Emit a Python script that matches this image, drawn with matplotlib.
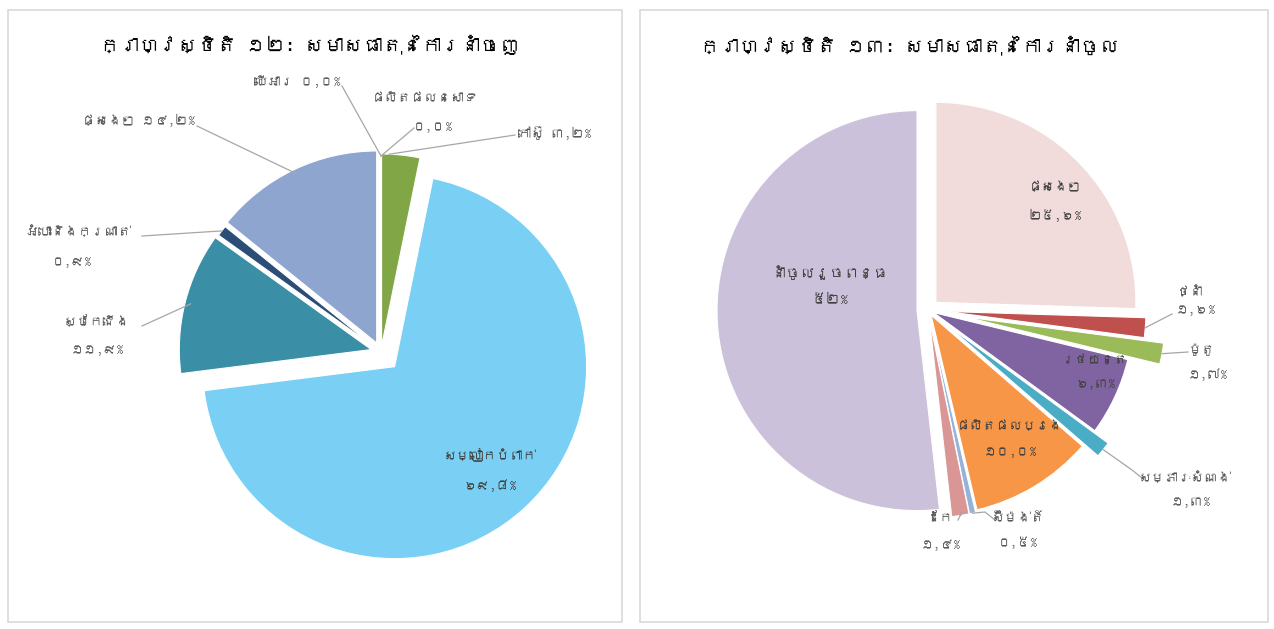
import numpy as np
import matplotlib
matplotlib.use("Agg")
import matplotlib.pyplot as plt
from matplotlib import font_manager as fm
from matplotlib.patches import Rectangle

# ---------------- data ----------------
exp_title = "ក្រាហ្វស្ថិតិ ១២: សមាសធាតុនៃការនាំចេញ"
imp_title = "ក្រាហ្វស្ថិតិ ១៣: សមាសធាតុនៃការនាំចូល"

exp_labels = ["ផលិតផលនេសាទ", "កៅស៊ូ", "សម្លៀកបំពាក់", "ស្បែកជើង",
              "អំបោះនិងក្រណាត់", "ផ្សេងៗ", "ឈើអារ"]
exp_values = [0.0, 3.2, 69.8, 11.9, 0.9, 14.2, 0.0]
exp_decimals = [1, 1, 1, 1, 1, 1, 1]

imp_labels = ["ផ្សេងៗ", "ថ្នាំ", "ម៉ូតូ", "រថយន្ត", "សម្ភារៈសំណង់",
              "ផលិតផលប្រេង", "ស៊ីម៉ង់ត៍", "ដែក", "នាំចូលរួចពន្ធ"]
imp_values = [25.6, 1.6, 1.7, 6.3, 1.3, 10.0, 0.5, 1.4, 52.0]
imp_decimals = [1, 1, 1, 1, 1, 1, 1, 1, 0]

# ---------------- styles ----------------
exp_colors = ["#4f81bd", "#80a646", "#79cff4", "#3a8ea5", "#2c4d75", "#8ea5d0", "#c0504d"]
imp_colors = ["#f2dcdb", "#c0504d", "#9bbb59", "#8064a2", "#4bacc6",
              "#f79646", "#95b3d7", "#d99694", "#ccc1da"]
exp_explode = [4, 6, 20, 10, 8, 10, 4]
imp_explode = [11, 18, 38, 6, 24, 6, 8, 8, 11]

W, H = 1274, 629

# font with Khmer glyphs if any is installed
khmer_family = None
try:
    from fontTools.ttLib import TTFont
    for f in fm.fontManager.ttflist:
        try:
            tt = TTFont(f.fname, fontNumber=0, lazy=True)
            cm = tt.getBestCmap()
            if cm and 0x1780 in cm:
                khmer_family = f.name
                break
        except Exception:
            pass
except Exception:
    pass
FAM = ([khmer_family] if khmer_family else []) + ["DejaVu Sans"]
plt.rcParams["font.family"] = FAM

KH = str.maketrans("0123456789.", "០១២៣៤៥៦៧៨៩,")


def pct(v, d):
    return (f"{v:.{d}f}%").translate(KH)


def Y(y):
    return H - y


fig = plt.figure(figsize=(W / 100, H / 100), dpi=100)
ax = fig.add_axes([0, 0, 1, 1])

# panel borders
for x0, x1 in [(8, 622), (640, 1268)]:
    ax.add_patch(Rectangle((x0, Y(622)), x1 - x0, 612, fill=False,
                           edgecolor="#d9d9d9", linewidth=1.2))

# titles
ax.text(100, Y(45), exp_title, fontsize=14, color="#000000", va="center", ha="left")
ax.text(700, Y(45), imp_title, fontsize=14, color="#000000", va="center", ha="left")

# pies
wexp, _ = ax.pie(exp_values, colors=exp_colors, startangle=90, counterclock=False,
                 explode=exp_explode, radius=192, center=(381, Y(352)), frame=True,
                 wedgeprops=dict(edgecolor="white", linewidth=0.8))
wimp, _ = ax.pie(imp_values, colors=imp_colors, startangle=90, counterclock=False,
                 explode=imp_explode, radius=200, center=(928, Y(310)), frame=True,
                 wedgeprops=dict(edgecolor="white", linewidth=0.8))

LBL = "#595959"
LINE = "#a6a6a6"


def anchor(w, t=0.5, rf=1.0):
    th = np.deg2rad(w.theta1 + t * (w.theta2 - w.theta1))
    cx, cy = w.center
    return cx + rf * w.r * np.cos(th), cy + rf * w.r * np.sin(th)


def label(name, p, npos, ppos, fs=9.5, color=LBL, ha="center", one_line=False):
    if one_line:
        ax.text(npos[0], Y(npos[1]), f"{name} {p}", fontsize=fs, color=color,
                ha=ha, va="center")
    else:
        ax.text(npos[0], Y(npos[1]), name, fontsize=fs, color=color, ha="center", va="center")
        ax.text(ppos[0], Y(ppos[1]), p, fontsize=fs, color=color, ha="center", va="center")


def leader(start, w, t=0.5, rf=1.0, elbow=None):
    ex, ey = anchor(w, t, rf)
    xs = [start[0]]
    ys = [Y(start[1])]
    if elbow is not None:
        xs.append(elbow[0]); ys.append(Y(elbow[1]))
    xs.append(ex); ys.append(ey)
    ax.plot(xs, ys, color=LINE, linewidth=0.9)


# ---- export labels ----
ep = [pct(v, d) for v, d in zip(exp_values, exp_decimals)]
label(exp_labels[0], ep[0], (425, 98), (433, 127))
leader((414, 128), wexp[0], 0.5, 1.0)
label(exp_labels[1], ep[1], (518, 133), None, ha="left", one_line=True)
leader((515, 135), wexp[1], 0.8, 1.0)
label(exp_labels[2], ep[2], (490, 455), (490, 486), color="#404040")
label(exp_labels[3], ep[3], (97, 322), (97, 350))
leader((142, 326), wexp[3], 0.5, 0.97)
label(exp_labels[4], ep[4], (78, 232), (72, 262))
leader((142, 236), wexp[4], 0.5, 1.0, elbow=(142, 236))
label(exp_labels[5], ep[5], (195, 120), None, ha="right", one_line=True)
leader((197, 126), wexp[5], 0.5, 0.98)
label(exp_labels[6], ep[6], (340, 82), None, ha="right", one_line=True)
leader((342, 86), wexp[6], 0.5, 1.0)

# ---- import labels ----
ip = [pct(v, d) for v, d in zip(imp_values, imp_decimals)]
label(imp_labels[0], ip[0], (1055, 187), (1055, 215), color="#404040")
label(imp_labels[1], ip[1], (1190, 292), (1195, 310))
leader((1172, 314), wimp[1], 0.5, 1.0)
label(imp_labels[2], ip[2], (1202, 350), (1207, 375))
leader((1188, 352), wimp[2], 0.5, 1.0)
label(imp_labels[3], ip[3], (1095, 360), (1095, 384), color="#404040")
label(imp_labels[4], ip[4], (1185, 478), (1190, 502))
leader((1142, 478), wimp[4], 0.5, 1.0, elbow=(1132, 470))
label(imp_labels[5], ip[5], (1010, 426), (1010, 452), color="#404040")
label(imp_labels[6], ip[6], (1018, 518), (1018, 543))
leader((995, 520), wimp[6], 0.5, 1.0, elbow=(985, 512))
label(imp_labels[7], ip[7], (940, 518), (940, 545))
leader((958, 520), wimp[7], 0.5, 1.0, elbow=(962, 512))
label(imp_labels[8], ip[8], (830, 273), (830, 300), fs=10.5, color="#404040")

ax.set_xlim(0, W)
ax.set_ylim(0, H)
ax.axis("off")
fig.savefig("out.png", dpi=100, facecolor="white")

########################################

## SET TASK:
Everything from the top line of the data down to and including the line with "from matplotlib.patches import Rectangle" is to be copied, except the pictures.

## SOLVED PROBLEM:
Emit a Python script that matches this image, drawn with matplotlib.
import numpy as np
import matplotlib
matplotlib.use("Agg")
import matplotlib.pyplot as plt
from matplotlib import font_manager as fm
from matplotlib.patches import Rectangle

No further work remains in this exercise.